One of the best known range of jewellery by Exquisite of Solihull was the Souvenir Scottish Jewellery range.

The most popular piece of jewellery in this range were the brooches that were produced over a very long period.

The combination of lucky white heather sprigs and/or purple flower thistles, all tied up with the Exquisite trade mark ribbon or bow was produced in many different styles.

All things Scottish had become very popular by Queen Victoria’s passion for her beloved estate Balmoral, and this popularity continued into the twentieth century

Exquisite made gilt jewellery from 1914,and before moving to Solihull in the fifties was already making souvenirs from their premises in Birmingham’s Jewellery Quarter. Many of these souvenir brooches were sold in Scotland and were widely available in many small souvenir shops. From the number in Birmingham and other places – I think they were also readily available across the rest of the UK.

So far I have counted at least a dozen different styles of the Scottish brooch. One source confirms that three brooches were registered in 1962. These brooches will have “EXQUISITE” and “REG” with the copy right sign on the back. The design numbers were 905225, 905226 and 905227.

However many of the brooches have “EXQUISITE” signed on the back of the brooch only without a copy right mark
Some have Exquisite in script on a flatter plaque with no copy right sign.
You can also find brooches that are unsigned with a riveted pin fastening – denoting an much earlier date probably pre 1950s.

Early brooches are also different in that the pin is in a gilt or gold metal. Where as the later brooches, the pin is the same colour as the brooch (silver) Also differences in the manufacturing processes can be seen. Earlier brooches were cast on a much flatter plate than later brooches, which have a more rounder and sharper shape to the back

More research is still needed to confirm dating and reg numbers to designs.

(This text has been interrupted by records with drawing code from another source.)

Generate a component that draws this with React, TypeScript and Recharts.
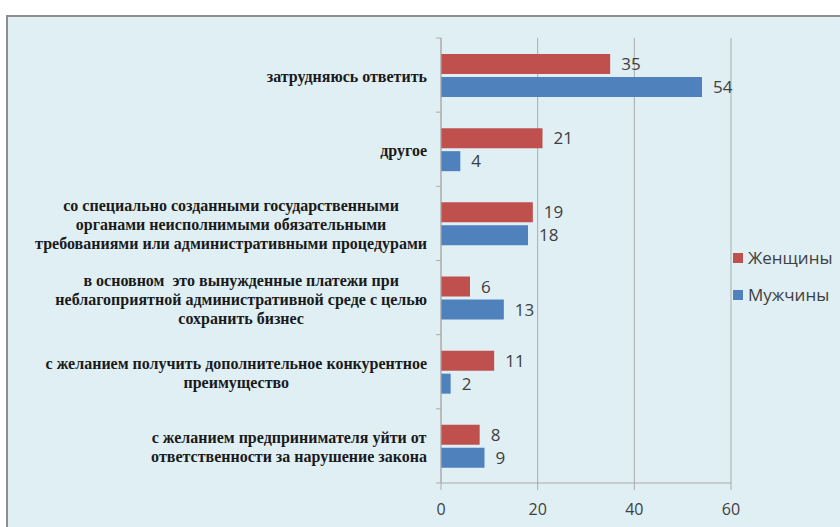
import { BarChart, Bar, XAxis, YAxis, CartesianGrid, LabelList } from 'recharts'

// Категории (сверху вниз), строки подписи уже разбиты как в оригинале
const categories: string[][] = [
  ['затрудняюсь ответить'],
  ['другое'],
  [
    'со специально созданными государственными',
    'органами неисполнимыми обязательными',
    'требованиями или административными процедурами',
  ],
  [
    'в основном  это вынужденные платежи при',
    'неблагоприятной административной среде с целью',
    'сохранить бизнес',
  ],
  ['с желанием получить дополнительное конкурентное', 'преимущество'],
  ['с желанием предпринимателя уйти от', 'ответственности за нарушение закона'],
]

const women = [35, 21, 19, 6, 11, 8]
const men = [54, 4, 18, 13, 2, 9]

const xTicks = [0, 20, 40, 60]

const seriesNames = ['Женщины', 'Мужчины']

const RED = '#C0504D'
const BLUE = '#4F81BD'
const GRID = '#ABABAB'
const BG = '#DFEFF4'
const SANS = '"Open Sans", "Liberation Sans", sans-serif'
const SERIF = '"Liberation Serif", "DejaVu Serif", serif'

const data = categories.map((lines, i) => ({
  name: lines.join('\n'),
  women: women[i],
  men: men[i],
}))

// Подпись категории: блок выровнен вправо, строки центрированы внутри
function CategoryTick(props: any) {
  const { x, y, payload, index } = props
  const half = payload && payload.offset ? payload.offset : 37.1
  const lines = String(payload.value).split('\n')
  return (
    <g>
      <line x1={x - 5} x2={x} y1={y - half} y2={y - half} stroke={GRID} />
      {index === categories.length - 1 && (
        <line x1={x - 5} x2={x} y1={y + half} y2={y + half} stroke={GRID} />
      )}
      <foreignObject x={x - 440} y={y - half} width={426} height={half * 2}>
        <div
          style={{
            width: '100%',
            height: '100%',
            display: 'flex',
            alignItems: 'center',
            justifyContent: 'flex-end',
          }}
        >
          <div
            style={{
              textAlign: 'center',
              fontFamily: SERIF,
              fontWeight: 'bold',
              fontSize: 16,
              lineHeight: '19px',
              color: '#1a1a1a',
              whiteSpace: 'pre',
              paddingTop: 3,
            }}
          >
            {lines.map((l, i) => (
              <div key={i}>{l}</div>
            ))}
          </div>
        </div>
      </foreignObject>
    </g>
  )
}

export default function App() {
  const colors = [RED, BLUE]
  return (
    <div
      style={{
        position: 'fixed',
        left: 0,
        top: 0,
        width: 840,
        height: 527,
        background: '#fff',
        overflow: 'hidden',
      }}
    >
      <div
        style={{
          position: 'absolute',
          left: 6,
          top: 15,
          width: 860,
          height: 540,
          background: BG,
          border: '2px solid #8E8E8E',
          boxSizing: 'border-box',
        }}
      />
      <div style={{ position: 'absolute', left: 0, top: 0 }}>
        <BarChart
          width={840}
          height={527}
          data={data}
          layout="vertical"
          margin={{ top: 38, right: 109, bottom: 14, left: 11 }}
          barSize={20}
          barGap={3}
        >
          <CartesianGrid horizontal={false} stroke={GRID} />
          <XAxis
            type="number"
            domain={[0, 60]}
            ticks={xTicks}
            tickSize={7}
            height={30}
            tick={{ fill: '#404040', fontSize: 16, fontFamily: SANS }}
            tickMargin={14}
            axisLine={{ stroke: GRID }}
            tickLine={{ stroke: GRID }}
          />
          <YAxis
            type="category"
            dataKey="name"
            width={430}
            tickSize={0}
            tickMargin={0}
            tickLine={false}
            axisLine={{ stroke: GRID }}
            tick={<CategoryTick />}
            interval={0}
          />
          <Bar dataKey="women" name={seriesNames[0]} fill={RED} isAnimationActive={false}>
            <LabelList
              dataKey="women"
              position="right"
              offset={11}
              fill="#404040"
              fontSize={17}
              fontFamily={SANS}
            />
          </Bar>
          <Bar dataKey="men" name={seriesNames[1]} fill={BLUE} isAnimationActive={false}>
            <LabelList
              dataKey="men"
              position="right"
              offset={11}
              fill="#404040"
              fontSize={17}
              fontFamily={SANS}
            />
          </Bar>
        </BarChart>
      </div>
      {/* Легенда справа */}
      <div
        style={{
          position: 'absolute',
          left: 733,
          top: 239,
          fontFamily: SANS,
          fontSize: 17,
          color: '#404040',
        }}
      >
        {seriesNames.map((n, i) => (
          <div key={n} style={{ display: 'flex', alignItems: 'center', height: 37 }}>
            <span
              style={{
                width: 10,
                height: 10,
                background: colors[i],
                marginRight: 5,
                display: 'inline-block',
              }}
            />
            <span>{n}</span>
          </div>
        ))}
      </div>
    </div>
  )
}
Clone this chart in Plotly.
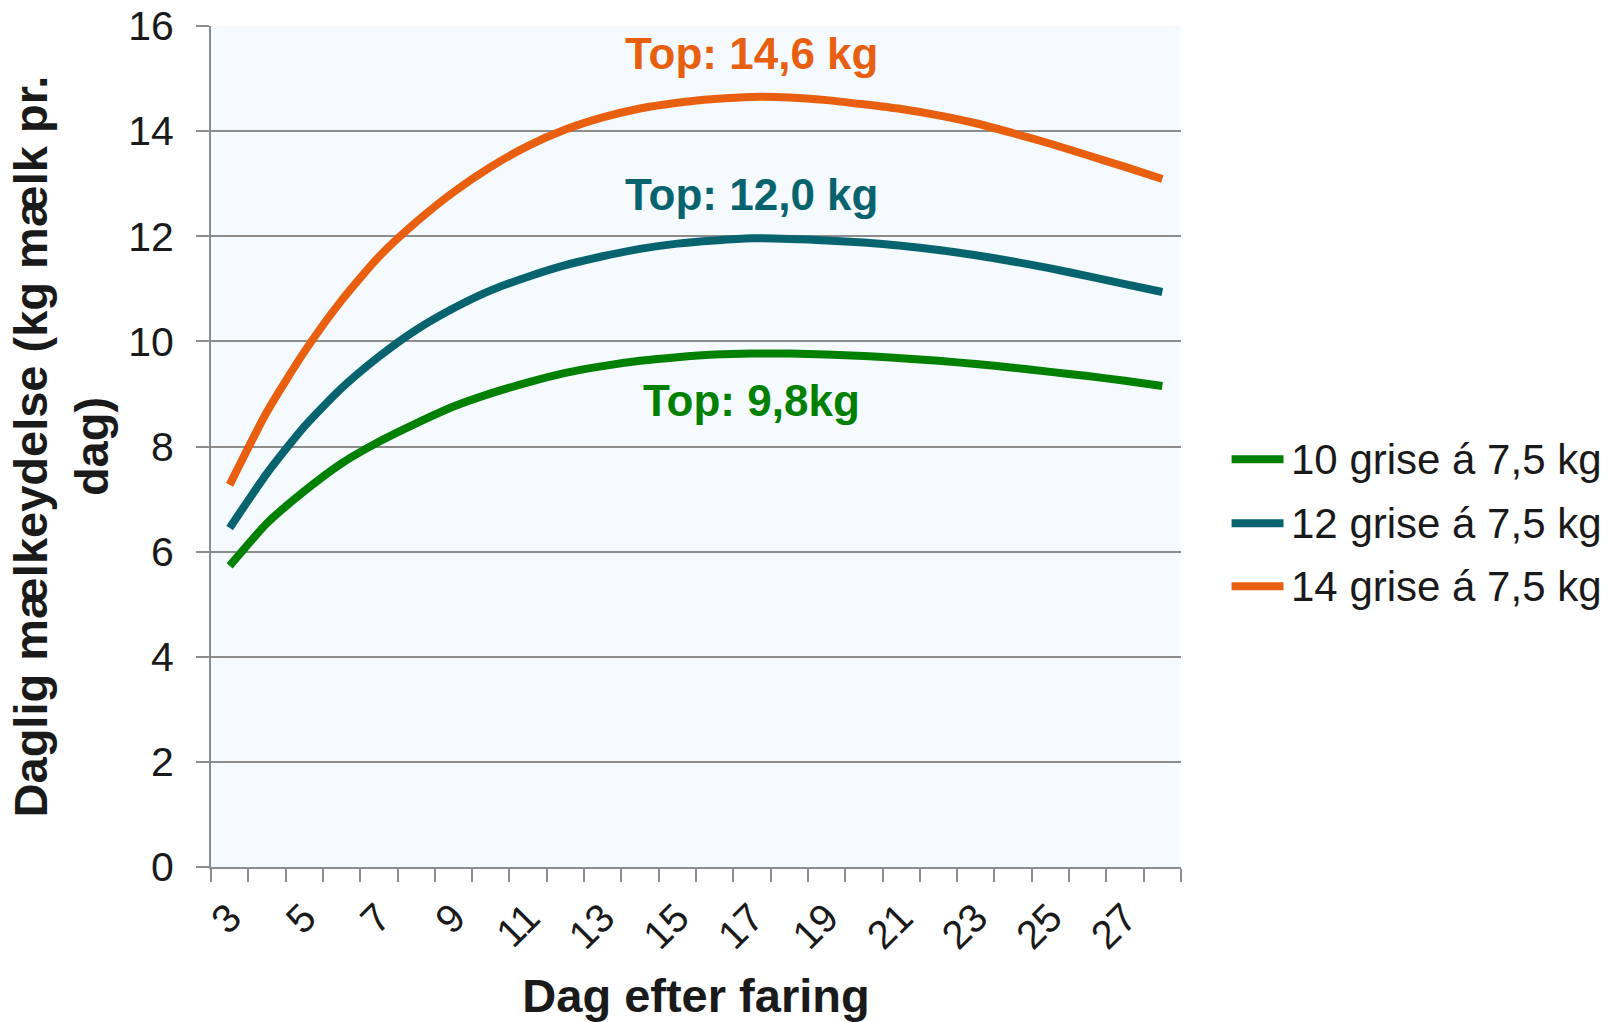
import plotly.graph_objects as go

# Day after farrowing (categories on the x axis)
days = list(range(3, 29))
x_tick_labels = [str(d) for d in range(3, 28, 2)]

# Daily milk yield (kg milk per day) for each litter size
milk_10 = [5.73, 6.54, 7.15, 7.68, 8.09, 8.44, 8.76, 9.01, 9.22, 9.40,
           9.53, 9.63, 9.70, 9.75, 9.77, 9.77, 9.75, 9.72, 9.68, 9.63,
           9.57, 9.50, 9.42, 9.34, 9.25, 9.15]
milk_12 = [6.45, 7.49, 8.38, 9.11, 9.71, 10.22, 10.63, 10.97, 11.23, 11.45,
           11.62, 11.76, 11.86, 11.92, 11.96, 11.95, 11.92, 11.88, 11.82, 11.74,
           11.64, 11.52, 11.39, 11.24, 11.09, 10.94]
milk_14 = [7.27, 8.66, 9.80, 10.78, 11.61, 12.27, 12.84, 13.32, 13.72, 14.03,
           14.26, 14.43, 14.54, 14.61, 14.65, 14.64, 14.59, 14.51, 14.42, 14.30,
           14.15, 13.96, 13.76, 13.54, 13.32, 13.09]

series_names = ["10 grise á 7,5 kg", "12 grise á 7,5 kg", "14 grise á 7,5 kg"]
series_values = [milk_10, milk_12, milk_14]
series_colors = ["#008000", "#07646F", "#E8600F"]

# Peak labels: text, day and y position
peak_texts = ["Top: 9,8kg", "Top: 12,0 kg", "Top: 14,6 kg"]
peak_days = [17, 17, 17]
peak_label_y = [8.88, 12.80, 15.47]

FONT = "Liberation Sans, Arial, Helvetica, sans-serif"
GRID = "#8C8C8C"
TEXT = "#1A1A1A"

fig = go.Figure()

for name, vals, color in zip(series_names, series_values, series_colors):
    fig.add_trace(go.Scatter(
        x=days, y=vals, mode="lines", name=name,
        line=dict(color=color, width=8, shape="spline", smoothing=0.6),
        showlegend=False,
    ))

# Peak annotations
for txt, d, yv, color in zip(peak_texts, peak_days, peak_label_y, series_colors):
    fig.add_annotation(
        x=d, y=yv, xref="x", yref="y", text=f"<b>{txt}</b>",
        showarrow=False, font=dict(family=FONT, size=44, color=color),
        xanchor="center", yanchor="middle",
    )

# Legend drawn at the right of the plot: a short line plus its label
plot_left, plot_right = 210.8, 1181.4
plot_top, plot_bottom = 25.8, 866.9
pw, ph = plot_right - plot_left, plot_bottom - plot_top
legend_rows_px = [459, 523, 586]
for name, color, ypx in zip(series_names, series_colors, legend_rows_px):
    yp = (plot_bottom - ypx) / ph
    fig.add_shape(
        type="line", xref="paper", yref="paper",
        x0=(1232 - plot_left) / pw, x1=(1284 - plot_left) / pw, y0=yp, y1=yp,
        line=dict(color=color, width=8),
    )
    fig.add_annotation(
        x=(1289 - plot_left) / pw, y=yp, xref="paper", yref="paper",
        text=name, showarrow=False, xanchor="left", yanchor="middle",
        font=dict(family=FONT, size=42, color=TEXT),
    )

fig.update_layout(
    width=1620, height=1022,
    margin=dict(l=211, r=1620 - 1181, t=26, b=1022 - 867, autoexpand=False),
    paper_bgcolor="white",
    plot_bgcolor="#F5FAFE",
    font=dict(family=FONT, color=TEXT, size=40),
    showlegend=False,
)

fig.update_xaxes(
    range=[2.5, 28.5],
    tickmode="array", tickvals=[int(t) for t in x_tick_labels], ticktext=x_tick_labels,
    tickangle=-45, ticks="", tickfont=dict(size=40, color=TEXT),
    ticklabelstandoff=9,
    showgrid=False, zeroline=False,
    showline=True, linecolor=GRID, linewidth=2,
    minor=dict(ticks="outside", ticklen=13, tickwidth=2, tickcolor=GRID,
               tickmode="array", tickvals=[d - 0.5 for d in days] + [days[-1] + 0.5],
               showgrid=False),
    title=dict(text="<b>Dag efter faring</b>", font=dict(size=47, color=TEXT), standoff=28),
    automargin=False,
)

fig.update_yaxes(
    range=[0, 16], tickmode="linear", tick0=0, dtick=2,
    ticks="outside", ticklen=13, tickwidth=2, tickcolor=GRID,
    ticklabelstandoff=14,
    tickfont=dict(size=41, color=TEXT),
    showgrid=True, gridcolor=GRID, gridwidth=2,
    zeroline=False, showline=True, linecolor=GRID, linewidth=2,
    title=dict(text="<b>Daglig mælkeydelse (kg mælk pr.<br>dag)</b>",
               font=dict(size=47, color=TEXT), standoff=5),
    automargin=False,
)

fig.write_html("out.html")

The brooches were all hand enamelled and so not only can many different designs be collected but each will have a slight difference in colour. Some of the brooches have amethyst purple coloured faceted glass stones. Again some of these stones are a very pale pink ranging to dark purple in colour

The brooches differ by the way the ribbon is wrapped around them and the number of sprigs of lucky white heather. Brooches are also available in a basket design, which are slightly rarer than the floral bunches.

When I am discussing the Scottish brooch range I am only referring to the ones that are enamelled and have heather or thistles, with or without purple glass stones in silver or gold tone metal.

Exquisite also produced a range of Scottish themed jewellery very similar to “Miracle” jewellery with faux stones such as turquoise and agate which look quite different. These were produced by Exquisite during the late sixties to seventies when the rise in Miracle’s popularity started to impact on their sales, and with the cheap imports into the UK of jewellery. Ultimately combined to the demise of their Exquisite range.

Vintage jewellery from Exquisite is easy to collect and very rewarding, as they produced some beautiful and traditional pieces for over 60 years.